WASHINGTON — The president of the Eastern Virginia Medical School announced Tuesday that the school has hired an outside law firm to work with an internal board to investigate how “clearly offensive and unacceptable photos” ended up in the future governor’s 1984 yearbook and others.
President Richard V. Homan also apologized for the appearance of such photos over the years.
A photo of one person in blackface and another in a KKK robe were discovered to be on the yearbook page of Gov. Ralph Northam, a doctor who graduated from EVMS, last week.
He at first said he was one of the people in the photo, but now says he’s not sure. Pressure from Democrats and Republicans across Virginia has been on him to resign.
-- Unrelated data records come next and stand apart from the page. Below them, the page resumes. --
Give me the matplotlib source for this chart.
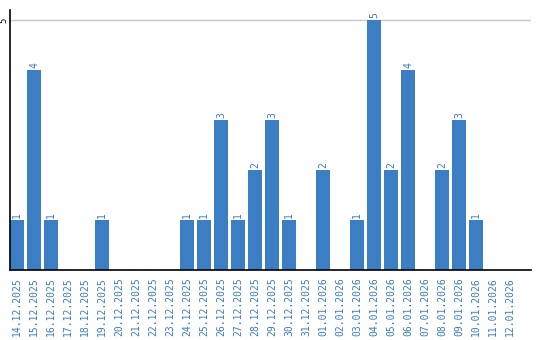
import matplotlib
matplotlib.use("Agg")
import matplotlib.pyplot as plt

dates = ["14.12.2025", "15.12.2025", "16.12.2025", "17.12.2025", "18.12.2025",
         "19.12.2025", "20.12.2025", "21.12.2025", "22.12.2025", "23.12.2025",
         "24.12.2025", "25.12.2025", "26.12.2025", "27.12.2025", "28.12.2025",
         "29.12.2025", "30.12.2025", "31.12.2025", "01.01.2026", "02.01.2026",
         "03.01.2026", "04.01.2026", "05.01.2026", "06.01.2026", "07.01.2026",
         "08.01.2026", "09.01.2026", "10.01.2026", "11.01.2026", "12.01.2026"]
counts = [1, 4, 1, 0, 0, 1, 0, 0, 0, 0,
          1, 1, 3, 1, 2, 3, 1, 0, 2, 0,
          1, 5, 2, 4, 0, 2, 3, 1, 0, 0]

bar_color = "#3b7ec4"
label_color = "#3a7cc2"
mono = "DejaVu Sans Mono"

fig = plt.figure(figsize=(5.4, 3.4), dpi=100)
ax = fig.add_axes([10 / 540, 70 / 340, 521 / 540, 260 / 340])

width = 14 / 17
xs = list(range(len(counts)))
ax.bar(xs, counts, width=width, align="edge", color=bar_color, zorder=2)

# value labels above the non-empty bars
for x, v in zip(xs, counts):
    if v > 0:
        ax.text(x + width / 2, v + 0.04, str(v), rotation=90, ha="center", va="bottom",
                fontsize=7, color=label_color, family=mono, clip_on=False)

ax.set_xlim(0, 521 / 17)
ax.set_ylim(0, 5.2)

ax.set_xticks([x + width / 2 for x in xs])
ax.set_xticklabels(dates, rotation=90, fontsize=7, color=label_color, family=mono)
ax.set_yticks([5])
ax.set_yticklabels(["5"], rotation=90, fontsize=6.5, family=mono, va="center")
ax.tick_params(axis="both", length=0)
ax.tick_params(axis="y", pad=1)
ax.tick_params(axis="x", pad=5)

ax.axhline(5, color="#c8c8c8", linewidth=1, zorder=1)

for side in ("top", "right"):
    ax.spines[side].set_visible(False)
for side in ("left", "bottom"):
    ax.spines[side].set_color("black")
    ax.spines[side].set_linewidth(1.2)

fig.savefig("out.png", dpi=100)
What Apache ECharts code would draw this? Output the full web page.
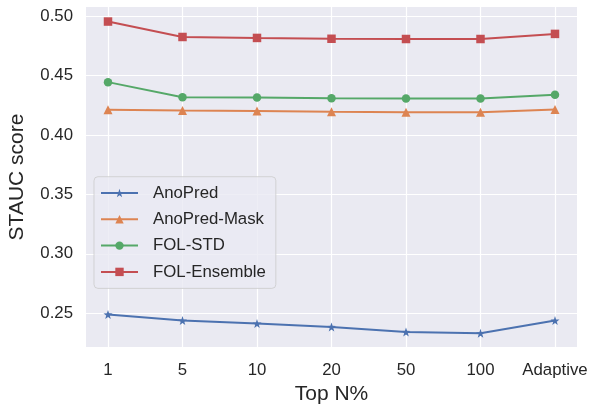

In announcing the hiring of the law firm on Tuesday, President Richard V. Homan said that the picture, as well as others in EVMS yearbooks, were “shockingly abhorrent” and “antithetical” to the values of the medical profession.
“I want to express my sincere apologies” to African American students offended by the photo. “We all recognize that racism has no place” in society, and especially in a medical school, he said.
The school has hired Richard Cullen, a former Virginia attorney general and U.S. attorney in Virginia, from the law firm of McGuireWoods, to investigate the “oversight or lack thereof” involved in the publication of the yearbooks, as well as “an environmental survey of our operations and culture of diversity today.”
They will work alongside the university’s Community Advisory Board, which was formed Saturday, make one report and provide it to the public. “We believe we will learn from this and become a stronger institution because of it.”
Homan added that he ordered the discontinuation of yearbooks in early 2014 after Mekbib Gemeda, the school’s vice president for diversity and inclusion, showed him pictures in the 2013 yearbook that he found unacceptable. Simultaneously, he contended, students had also decided on their own not to publish a 2014 yearbook because of costs.
The president said that he had not talked with the governor since the photo scandal broke, but that some of his staff had been to the school over the weekend to see the picture for themselves. He also said he didn’t know how the conservative website Big League Politics got a hold of the photo. As a publicly funded institution, the EVMS library is open to anyone.
Homan said the pictures and the racism behind them struck to his core as a physician. “I carry the torch of Hippocrates. … When that is threatened, I have to take action. As any physician would do.”